“Push the discussion. Change the status quo.”
A Denver, Colorado native, Menelek Lumumba is a new filmmaker on the rise. Menelek studied English and Film Studies at Colorado College. He went on to study Cinema for just one year at Howard University. Here, he met Hans Charles, most famous for his award-winning cinematography in the Oscar-nominated documentary, 13th. Menelek and Hans would later work with each other on various projects. Menelek is passionate about his craft. His first feature length film, 1 Angry Black Man has received praise wherever it is shown. It has won best narrative feature at the Baltimore International Black Film Festival, the Gary National Black Film Festival and honorable mention for Best Narrative Feature at the Urban World Film Festival—largest multicultural film festival in the nation.
1 Angry Black Man is a relevant and thought-provoking film that illustrates current conditions on college campuses and the often uncomfortable but necessary discourse that can happen in a classroom. The film portrays a tangible finesse with nuance and emotional depth of a seasoned director. Menelek set out to capture the feeling of today’s youth after originally writing a treatment centered around a class of high school seniors. The majority of the film takes place in a single classroom, adding to the tension of the subject matter.

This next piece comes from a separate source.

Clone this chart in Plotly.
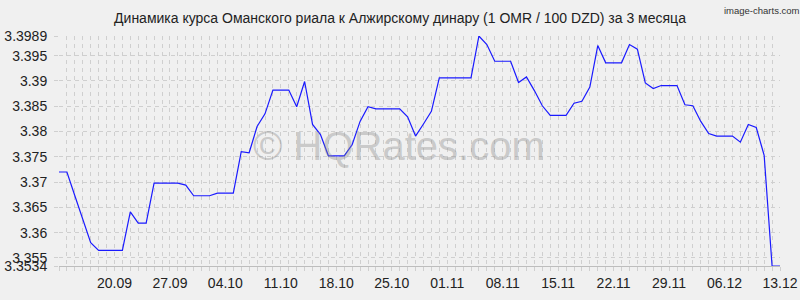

There are many great director-cinematographer duos in mainstream and indie cinema. The spark created by duos like Steven Spielberg and Janusz Kamiński, Steve McQueen and Sean Bobbitt, Paul Anderson and Robert Elswit, among others, give audiences distinct visual styles that perfectly fall in line with the themes of their stories. Menelek has this spark with Hans Charles. Because of their dynamic relationship, Menelek and Hans were able to create the feel of what it means to be a young black man in America during a time of crisis. 1 Angry Black Man powerfully conveys the isolation one feels when you realize the people you thought of as allies in your fight for freedom don’t really understand your struggle.